I was in Missoula just last week- in fact, I spent a day with Nici and the girls in the Lolo hot springs. Before the fire erupted it was just another warm summer day, arid but calm; we played and swam for hours and I took a lot of pictures of the girls as they floated about in a nearly hypnotic state of bliss, the kind reserved for little kids on summer break.
"So," asked Andy, coming in from the back porch and taking a seat next to me. "How long are you staying for?"
I'm completely guilty of this- showing up at friend's houses with two hours warning, hauling a huge backpack with no set in stone plan of departure. This family, in the midst of their own swirl of summer trips, just seem to roll with it.
"I don't know," I said, leaning back and adopting Andy's placid demeanor. "Probably just a few weeks."

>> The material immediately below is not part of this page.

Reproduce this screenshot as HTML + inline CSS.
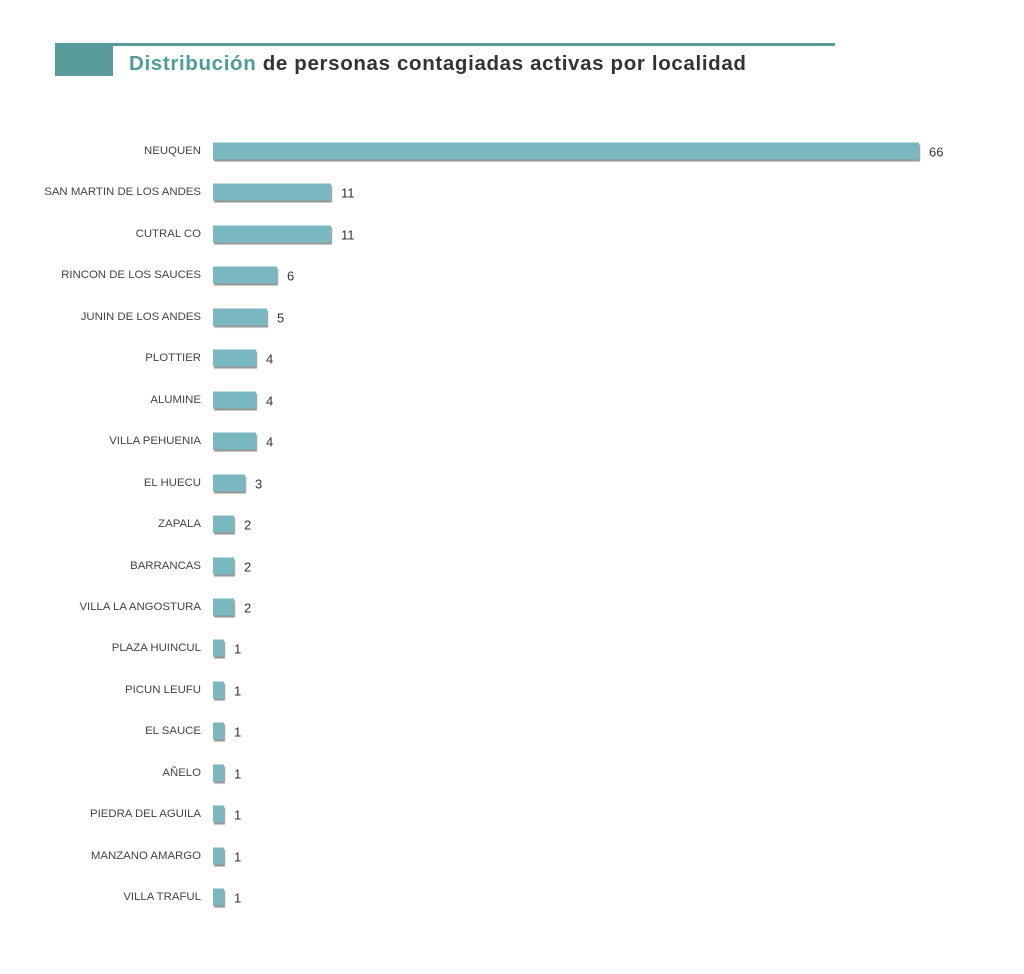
<!DOCTYPE html>
<html><head><meta charset="utf-8"><style>
body{margin:0;background:#fff;width:1024px;height:974px;position:relative;font-family:"Liberation Sans",sans-serif;overflow:hidden}
.hb{position:absolute;left:55px;top:43px;width:58px;height:33px;background:#5a9c9c}
.hl{position:absolute;left:113px;top:43px;width:722px;height:3px;background:#5a9c9c}
.t{position:absolute;left:129px;top:52px;font-size:20.5px;font-weight:bold;color:#333;white-space:nowrap;letter-spacing:0.65px}
.t span{color:#4f9c9a}
.l{position:absolute;right:823px;font-size:11.4px;color:#444;white-space:nowrap;transform:translateY(-50%)}
.b{position:absolute;left:213px;height:17px;background:#7ab8c1;box-shadow:1px 2px 1px rgba(60,60,60,.55);transform:translateY(-50%)}
.v{position:absolute;font-size:13px;color:#333;transform:translateY(-50%)}
</style></head><body>
<div class="hb"></div><div class="hl"></div>
<div class="t"><span>Distribución</span> de personas contagiadas activas por localidad</div>
<div id="c"></div>
<script>
var d=[["NEUQUEN",66],["SAN MARTIN DE LOS ANDES",11],["CUTRAL CO",11],["RINCON DE LOS SAUCES",6],["JUNIN DE LOS ANDES",5],["PLOTTIER",4],["ALUMINE",4],["VILLA PEHUENIA",4],["EL HUECU",3],["ZAPALA",2],["BARRANCAS",2],["VILLA LA ANGOSTURA",2],["PLAZA HUINCUL",1],["PICUN LEUFU",1],["EL SAUCE",1],["AÑELO",1],["PIEDRA DEL AGUILA",1],["MANZANO AMARGO",1],["VILLA TRAFUL",1]];
var h="";d.forEach(function(r,i){var y=151+i*41.45,w=Math.round(r[1]*10.7);
h+='<div class="l" style="top:'+y+'px">'+r[0]+'</div><div class="b" style="top:'+y+'px;width:'+w+'px"></div><div class="v" style="top:'+(y+1)+'px;left:'+(213+w+10)+'px">'+r[1]+'</div>';});
document.getElementById("c").innerHTML=h;
</script>
</body></html>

"That's cool," he responded, "the guest room is all yours."
I was kidding, of course, but in that minute I actually considered it. Half an hour later, their friends came over for dinner, streaming through the door hauling ice cream and wine and a watermelon. With her typical, unbridled enthusiasm, Caroline tried to convince me to rent their spare apartment- "Cheap, gorgeous, pet friendly! Why not!"
And why not? I didn't say anything, but instead sunk deep into that moment, the untethered existence I'd brought about by dropping all my things off at Goodwill, kissing my best friends goodbye and just leaving.
I could. I could live in Missoula for a few weeks, or months, or the rest of my life, why not? I loved Missoula. I loved this evening, all of us around the table, these families I'd once known only through writing and photos.
A pretty, curly haired woman wrote a blog that I started reading years ago, when I was worked as a nanny in Seattle. When the perpetually cantankerous three year old slept, I'd lie on the living room floor, bored and agitated with my own life, and sink into the world of this woman in Montana with the toddler and the blue eyed baby, the big garden and the art gallery.
Now I'm sitting at their table, and the garden is even bigger than it was, the toddler and the baby are little kids running around, begging their mom to let them jump in bed with me at 6am. And now, over rounds of dangerously delicious homemade margaritas, they're inviting me to move next door.
And I could. I can't get over how funny life is.
***The next morning, I woke up in pink flowered sheets with two girls sneaking in. I put an arm around each one and sighed back to sleep. For a little while, they were content just to whisper into the dog's huge ears. I was grateful, as last night's margaritas had turned to beer, had turned to tea and telling stories on the couch that crept farther into the night than anyone had intended.
***I didn't stay for weeks, of course. Just a couple of days. Not long enough, but we all had things to do. I could always go back, it's mostly just one long stretch of 1-90 that separates me from Montana. I'd live there, I really would. But only if I ever wanted to leave Asheville, and only if the wildfires ever get tired of burning the world and extinguish themselves.